Il faudra bien, comme souvent en France, la volonté de l’Etat pour battre en brèche les vieux réflexes, raccommoder le tissu urbain déchiré par le périphérique, pousser les logiques de concertation et de coopération entre élus, définir les axes majeurs de développement de l’agglomération. Mais si l’enjeu est bien concret, il est aussi administratif. Car Paris et son agglomération font partie d’une région, qui a pour nom l’Ile-de-France et dont les frontières, si elles dépassent géographiquement la métropole, se confondent quand-même singulièrement avec elle. Cette situation est inédite parmi les régions françaises, peut-être appelle-t-elle une réponse inédite. La tentation – le risque, c’est selon – serait d’ajouter une couche au millefeuille administratif et de créer un organe d’intercommunalité englobant, suivant les versions, tout ou partie de la première couronne parisienne. Tentation d’autant plus forte que la région, nul ne l’ignore, est tenue par le socialiste Jean-Paul Huchon et dispose d’une mainmise sur la politique des transports.

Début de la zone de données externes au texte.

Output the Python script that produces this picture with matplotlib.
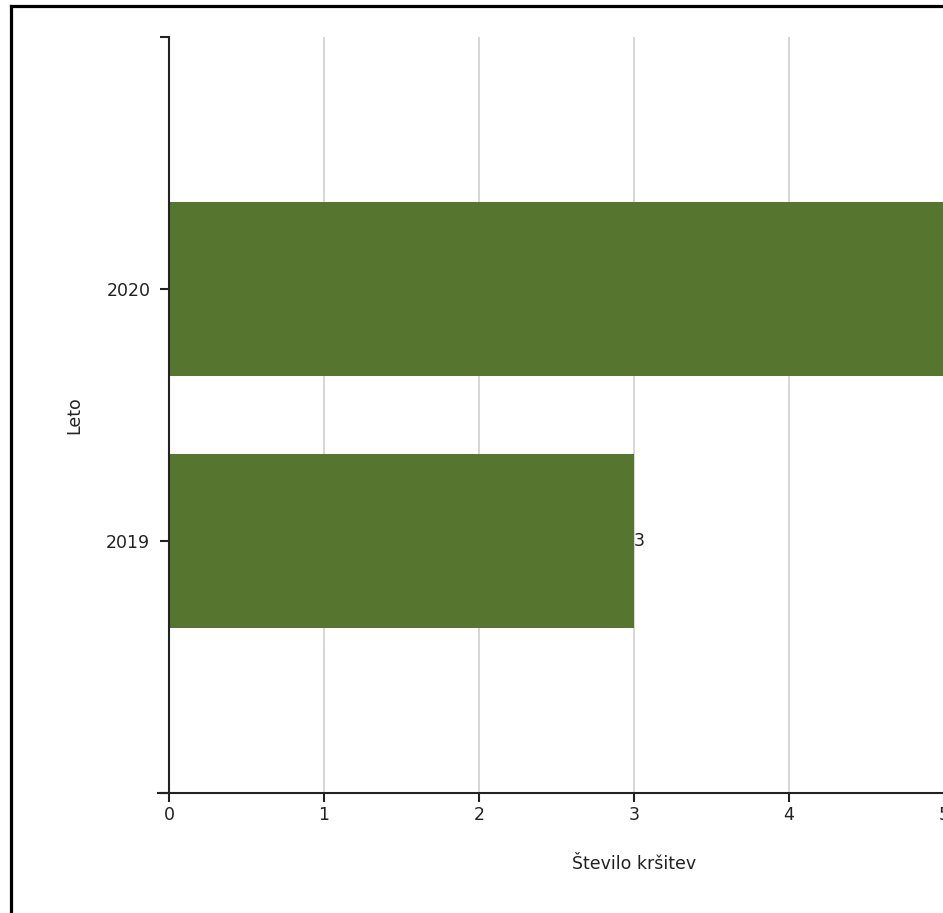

Mais est-ce d’une couche administrative supplémentaire dont l’agglomération a besoin, ou de davantage de cohésion et d’une redéfinition des missions au sein des structures existantes ? Il faudra à Christian Blanc des trésors de diplomatie et de patience pour rallier à la juste cause du Grand Paris le monde politique local. Mais il lui faudra aussi proposer des chemins nouveaux. Rien ne serait pire que l’invention d’un gadget destiné à régler quelques enjeux politiques locaux de court terme au profit de l’actuelle majorité. Car Paris n’est pas une ville comme les autres – et c’est sans doute ce qui l’empêtre aujourd’hui. L’enjeu est de taille, saluons l’initiative et ne gageons pas de la suite.